Tabla de Santo Domingo de Silos

Tabla de Santo Domingo de Silos, 1464-1477, pintura sobre tabla, 242 x 130 cm, Museo del Prado. El cinco de septiembre de 1474 el pintor, ciudadano de Daroca, firma contrato para la construcción y pintura del retablo mayor de la iglesia de Santo Domingo de aquella ciudad, contrato que le exige que la calidad del citado retablo, pintado al óleo,  sea igual al de la Piedad en posesión del mercader Juan de Loperuelo.

Santo Domingo de Silos - Bartolomé Bermejo

La tabla central, que de su lugar de origen pasó al Museo Arqueológico Nacional  antes de ser depositada en el Museo del Prado,  es lo único que se conserva de la obra. En ella, según el contrato debía figurar «la imagen de señor Santo Domingo, como obispo, sentado en una silla pontificial de oro enbotido, y con las siete virtudes alrededor de la silla…»

La composición de la Tabla de Santo Domingo de Silos

La composición está dominada por una refinada suntuosidad. Los oros dejan traslucir  las calidades de las maderas del trono y de la tarima poligonal sobre la que descansa.

Una cenefa de marqueteria ajustada a una precisa disposición geométrica recorre el respaldo y la base. Se diría que Bermejo ha querido rendir tributo al arte mudéjar aragonés,  que en Daroca tiene no sólo uno de los principales centros, sino uno de los ejemplos más significativos : la propia torre de la iglesia dedicada a Santo Domingo de Silos. 

El modelo de la arquitectura gótica es, sin embargo, el que Bermejo adopta para la ejecución de las tracerías que decoran el sitial y los ornamentados cuerpos rematados por pináculos que lo flanquean.

La disposición del conjunto, con clara ordenación simétrica, se resuelve más en superficie que en profundidad, aunque no puede decirse que Bermejo se desentienda del sentido espacial que logra utilizando con corrección la geometría y la luz, que dan volumen y presencia a los elementos arquitectónicos y a las figuras, de igual modo que las dan las abundantes sombras, como la del báculo en la tarima.
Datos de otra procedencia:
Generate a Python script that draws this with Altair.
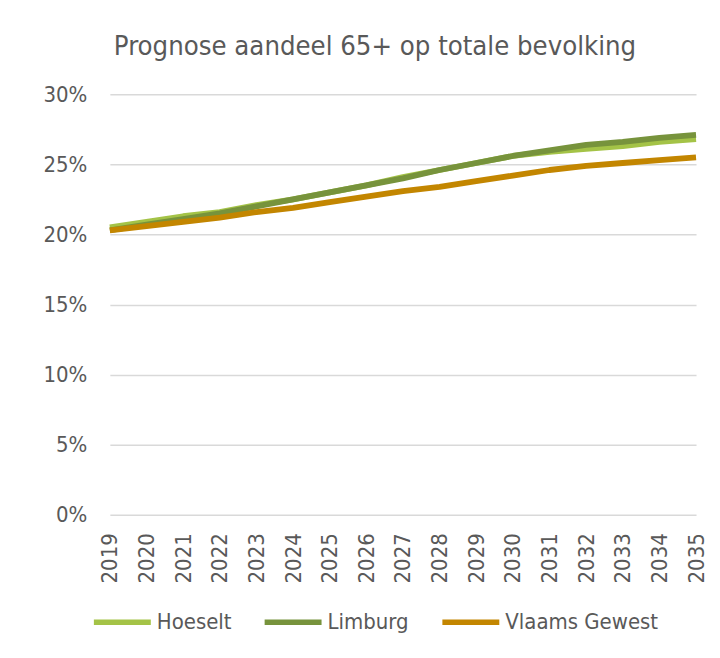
import altair as alt
import pandas as pd

years = [str(y) for y in range(2019, 2036)]
hoeselt = [20.5, 20.9, 21.3, 21.6, 22.1, 22.5, 23.0, 23.5, 24.1, 24.6, 25.1, 25.6, 25.9, 26.1, 26.3, 26.6, 26.8]
limburg = [20.3, 20.7, 21.1, 21.5, 22.0, 22.5, 23.0, 23.5, 24.0, 24.6, 25.1, 25.6, 26.0, 26.4, 26.6, 26.9, 27.1]
vlaams = [20.3, 20.6, 20.9, 21.2, 21.6, 21.9, 22.3, 22.7, 23.1, 23.4, 23.8, 24.2, 24.6, 24.9, 25.1, 25.3, 25.5]

series = ["Hoeselt", "Limburg", "Vlaams Gewest"]
colors = ["#A4C347", "#77933C", "#C38600"]

rows = []
for name, vals in zip(series, [hoeselt, limburg, vlaams]):
    for y, v in zip(years, vals):
        rows.append({"Jaar": y, "Reeks": name, "Aandeel": v / 100})
df = pd.DataFrame(rows)

FONT = "DejaVu Sans Condensed"
GREY = "#595959"

chart = alt.Chart(df).mark_line(strokeWidth=5.8, strokeCap="butt", strokeJoin="round").encode(
    x=alt.X("Jaar:O", sort=years, scale=alt.Scale(type="point", padding=0),
            axis=alt.Axis(title=None, labelAngle=-90, labelFontSize=22, labelColor=GREY,
                          labelFont=FONT, ticks=False, domain=False, labelPadding=18,
                          labelBaseline="middle", labelAlign="right")),
    y=alt.Y("Aandeel:Q", scale=alt.Scale(domain=[0, 0.30]),
            axis=alt.Axis(title=None, format=".0%", values=[0, 0.05, 0.10, 0.15, 0.20, 0.25, 0.30],
                          labelFontSize=22, labelColor=GREY, labelFont=FONT, ticks=False,
                          domain=False, labelPadding=23, gridColor="#D9D9D9", gridWidth=1.5)),
    color=alt.Color("Reeks:N", scale=alt.Scale(domain=series, range=colors),
                    legend=alt.Legend(title=None, orient="none", direction="horizontal",
                                      legendX=-19, legendY=497, symbolType="stroke",
                                      symbolStrokeWidth=5.5, symbolSize=3249,
                                      labelFontSize=22, labelColor=GREY, labelFont=FONT,
                                      labelOffset=3, columnPadding=22)),
    order=alt.Order("Jaar:O"),
).properties(
    width=587,
    height=421,
    padding={"left": 35, "top": 24, "right": 5, "bottom": 5},
    title=alt.TitleParams("Prognose aandeel 65+ op totale bevolking", fontSize=27.3,
                          font=FONT, color=GREY, fontWeight="normal", frame="bounds",
                          anchor="middle", offset=23),
).configure_view(stroke=None)

chart.save("out.html", embed_options={"renderer": "svg", "actions": False})
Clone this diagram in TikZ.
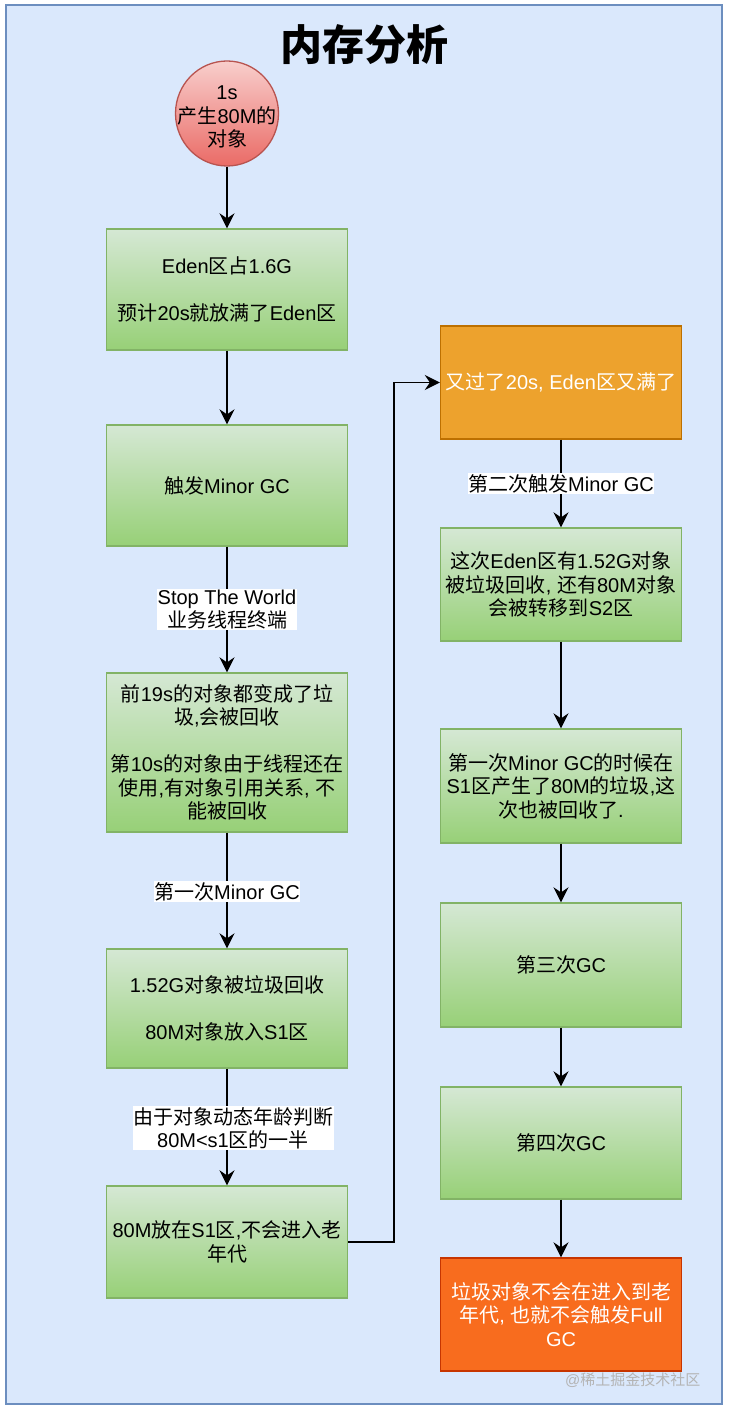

El rostro del abad, que ha interrumpido la lectura de un libro que tiene entre sus manos para mirar frontalmente al espectador, resulta impresionante en medio de la abundancia decorativa del trono y de su indumentaria. Sus rasgos, lejos de la idealización de lo s del arcángel del retablo de Tous, comparten el realismo de la figura de un donante.

Su penetrante mirada, su nariz alargada, los labios carnosos, la papada y las arrugas que dibujan simétrica y geométricamente los años, parecen corresponder a los de un personaje vivo.

La minuciosa representación de los cabellos blancos que escapan de la mitra y los pelos de las  cejas, e incluso los que asoman en la barba, no logran distraer el interés de Bermejo por la creación de un rostro de una gran fuerza expresiva, cuyo modelado escultórico, conseguido a través de suaves sombreados, se extiende a las manos.

La imitación verista de los costosos y variados tejidos de la indumentaria del silense, en su caída,  rehuyen aparentemente la disposición simétrica  para equilibrar la encorvadura del báculo inclinado hacia la derecha. En ese cetro del poder religioso, el velo transparente que rodea la vara confirma el virtuosismo de Bermejo y su claro dominio de las técnicas flamencas.

El blanco de la camisa que viste el santo, el color vino del terciopelo de la dalmática, el verde adamascado del revés de la capa fluvial, los motivos florales del derecho y las franjas bordadas con figuras de santos de los bordes, conforman el contrapunto cromático de los oros.

En contraste con la severidad del santo, las virtudes teologales dispuestas en el respaldo de la cátedra  y los cardenales, cobijadas bajo los pináculos laterales, exhiben un  repertorio de graciosas y elegantes figuras femeninas de gran vivacidad y rico cromatismo en las vestimentas.

En esta tabla, Bermejo convierte la figura del santo benedictino en un solemne abad mitrado que ostenta el báculo insignia de su vigor y su poder siguiendo lo que la Iglesia recuerda a los obispos y abades cuando, en el momento de su consagración,  se les hace entrega del báculo para que sean piadosamente severos en corregir los vicios, juzgar sin ira y alentar los ánimos de las virtudes.